Where do you get this number from?

> are processing tens of billions in transactions today with essentially zero costs.

Source please?


One issue with crypto is that it doesn't produce any value (it consumes value) and it has no intrinsic value. So as an investment it doesn't make any sense.


Depends what you mean by "crypto". There are now hundreds of currencies on the Ethereum blockchain and many are backed 1:1 against hard assets.

Do you know anyway to send something pegged 1:1 against gold across the world pseudo-anonymously and near instantaneously?


It's pretty obvious to me: it's a sign of the aging of HN average reader. I experienced the same phenomenon in Slashdot back in the day: Comments in the first years were very interesting, constructive and enticing. As the population grew older, it started questioning everything without analysing (less space than a nomad?). Nowadays the level of the conversation there is terrible.

It is similar to what happens in the mainstream: I'm 40 years old. I see chatroulette, snapchat, ticktock and dont understand them. I could dismiss them as stupid, unnecessary and fads. But the truth is that they are new takes on old subjects that maybe I dont understand; whereas 20 years ago I was on top of what was new or yet to come.


Exactly. I think the average person would rather have the nay of hacker news but the yay of Wall Street.


I mean, Long Island Iced Tea -> Long Blockchain Company got the "yay" [sic] of Wall Street but the "nay" of "people who recognized that an Iced Tea company claiming they could magically reinvent their business around blockchain with no specifics as to how"; and subsequently it turns out that, actually, there was no business plan and it was an insider trading pump and dump move. I'm sure before the insider trading charges that the executives of the company were absolutely happy to have market approval and leases on yachts, as anyone would be.

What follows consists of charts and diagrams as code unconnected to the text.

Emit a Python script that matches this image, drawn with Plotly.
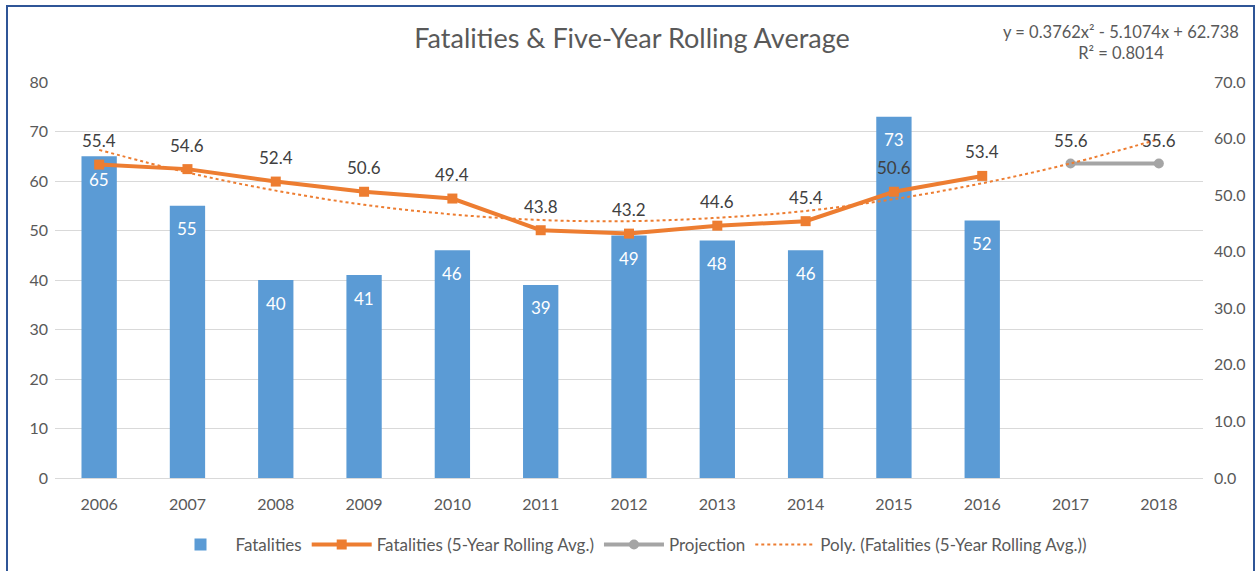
import plotly.graph_objects as go

years = ["2006", "2007", "2008", "2009", "2010", "2011", "2012",
         "2013", "2014", "2015", "2016", "2017", "2018"]
fatalities = [65, 55, 40, 41, 46, 39, 49, 48, 46, 73, 52]
rolling_avg = [55.4, 54.6, 52.4, 50.6, 49.4, 43.8, 43.2, 44.6, 45.4, 50.6, 53.4]
projection_years = ["2017", "2018"]
projection = [55.6, 55.6]
# trendline values as drawn (from the equation printed on the chart)
poly_trend = [58.0, 54.0, 50.8, 48.3, 46.6, 45.6, 45.4, 46.0, 47.2, 49.3, 52.1, 55.6, 59.9]

FONT = "Lato, 'Open Sans', sans-serif"
GREY_TXT = "#595959"
LABEL_TXT = "#404040"
BLUE = "#5B9BD5"
ORANGE = "#ED7D31"
GREY = "#A5A5A5"

fig = go.Figure()

fig.add_trace(go.Bar(
    x=years[:len(fatalities)], y=fatalities, name="Fatalities",
    marker=dict(color=BLUE, line=dict(width=0)),
))

fig.add_trace(go.Scatter(
    x=years[:len(rolling_avg)], y=rolling_avg, yaxis="y2",
    name="Fatalities (5-Year Rolling Avg.)", mode="lines+markers",
    line=dict(color=ORANGE, width=4),
    marker=dict(symbol="square", size=10, color=ORANGE),
))

fig.add_trace(go.Scatter(
    x=projection_years, y=projection, yaxis="y2",
    name="Projection", mode="lines+markers",
    line=dict(color=GREY, width=4),
    marker=dict(symbol="circle", size=10, color=GREY),
))

fig.add_trace(go.Scatter(
    x=years, y=poly_trend, yaxis="y2",
    name="Poly. (Fatalities (5-Year Rolling Avg.))", mode="lines",
    line=dict(color=ORANGE, width=2, dash="dot", shape="spline"),
))

# data labels (x given as category index)
labels = []
for i, v in enumerate(fatalities):
    labels.append(dict(x=i, y=v, xref="x", yref="y", text=str(v),
                       showarrow=False, yshift=-23, yanchor="middle",
                       font=dict(color="white", size=17, family=FONT)))
for i, v in enumerate(rolling_avg):
    labels.append(dict(x=i, y=v, xref="x", yref="y2", text=f"{v:.1f}",
                       showarrow=False, yshift=24, yanchor="middle",
                       font=dict(color=LABEL_TXT, size=17, family=FONT)))
for yr, v in zip(projection_years, projection):
    labels.append(dict(x=years.index(yr), y=v, xref="x", yref="y2", text=f"{v:.1f}",
                       showarrow=False, yshift=23, yanchor="middle",
                       font=dict(color=LABEL_TXT, size=17, family=FONT)))

labels.append(dict(
    text="y = 0.3762x² - 5.1074x + 62.738<br>R² = 0.8014",
    xref="paper", yref="paper", x=(1241 - 55) / 1148, y=(478 - 42) / 396,
    xanchor="right", yanchor="middle", align="center", showarrow=False,
    font=dict(size=16.5, color=GREY_TXT, family=FONT),
))

fig.update_layout(
    width=1260, height=571,
    margin=dict(l=55, r=57, t=82, b=93, autoexpand=False),
    paper_bgcolor="white", plot_bgcolor="white",
    font=dict(family=FONT, color=GREY_TXT, size=16),
    bargap=0.6,
    showlegend=True,
    title=dict(text="Fatalities & Five-Year Rolling Average",
               x=632 / 1260, xanchor="center", y=1 - 39 / 571, yanchor="middle",
               yref="container", font=dict(size=27, color=GREY_TXT, family=FONT)),
    xaxis=dict(type="category", categoryorder="array", categoryarray=years,
               range=[-0.5, len(years) - 0.5],
               showgrid=False, showline=True, linecolor="#D9D9D9",
               ticks="", ticklabelstandoff=12,
               tickfont=dict(size=16, color=GREY_TXT)),
    yaxis=dict(range=[0, 80], dtick=10, showgrid=True, gridcolor="#D9D9D9",
               zeroline=False, showline=False, ticks="", ticklabelstandoff=6,
               tickfont=dict(size=16, color=GREY_TXT)),
    yaxis2=dict(range=[0, 70], dtick=10, overlaying="y", side="right",
                showgrid=False, zeroline=False, showline=False,
                ticks="", ticklabelstandoff=10,
                tickformat=".1f", tickfont=dict(size=16, color=GREY_TXT)),
    legend=dict(orientation="h", x=0.5, xanchor="center",
                y=(478 - 545) / 396, yanchor="middle", itemwidth=60,
                font=dict(size=17, color=GREY_TXT), traceorder="normal"),
    annotations=labels,
    shapes=[dict(
        type="rect", xref="paper", yref="paper",
        x0=(7 - 55) / 1148, x1=(1254 - 55) / 1148,
        y0=-0.3, y1=(478 - 6) / 396,
        line=dict(color="#2F5597", width=2), fillcolor="rgba(0,0,0,0)",
        layer="below",
    )],
)

fig.write_html("out.html", config={"displayModeBar": False},
               post_script="document.body.style.margin='0';")
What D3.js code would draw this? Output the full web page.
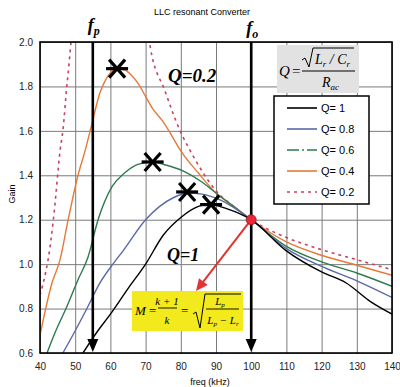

I should say, I think Coinbase is relatively well situated to capitalize on crypto, and it's a real business. I also think it's pretty well situated to shrink and deleverage if there's a decline in the crypto market. I don't think they're a scam.

I just mean that using market approval as evidence that the market is real, not a scam, not a trend, or does something useful is foolish. The point-in-time correlation of market success and fundamental success is nearly 0, even if the long-term correlation is very high.

Recently see also: NFT mania. Surely you'd rather be the artist that gets paid $50 million for selling some bits even as the process is widely derided, since you the artist aren't the bag-holder later on when it turns out the bits aren't worth $50 million.


I know a dev (used to work from Leeds UK, i don't know where he is actually) who created a crypto with 2 friends for someone who had the "yay" of Wall street. Long story short, he collected 200k for a 3-month job as actual payment, and another 600k when he sold his shitcoins (that's what he shared in our alumni group at least), i think the shitcoin creator escaped with 3M and a lot of people actually lost money.

I thought it was funny and an actual tax on stupidity, but now i understand that it was targeted at poor and/or young people who did not really had to money to loose in these schemes.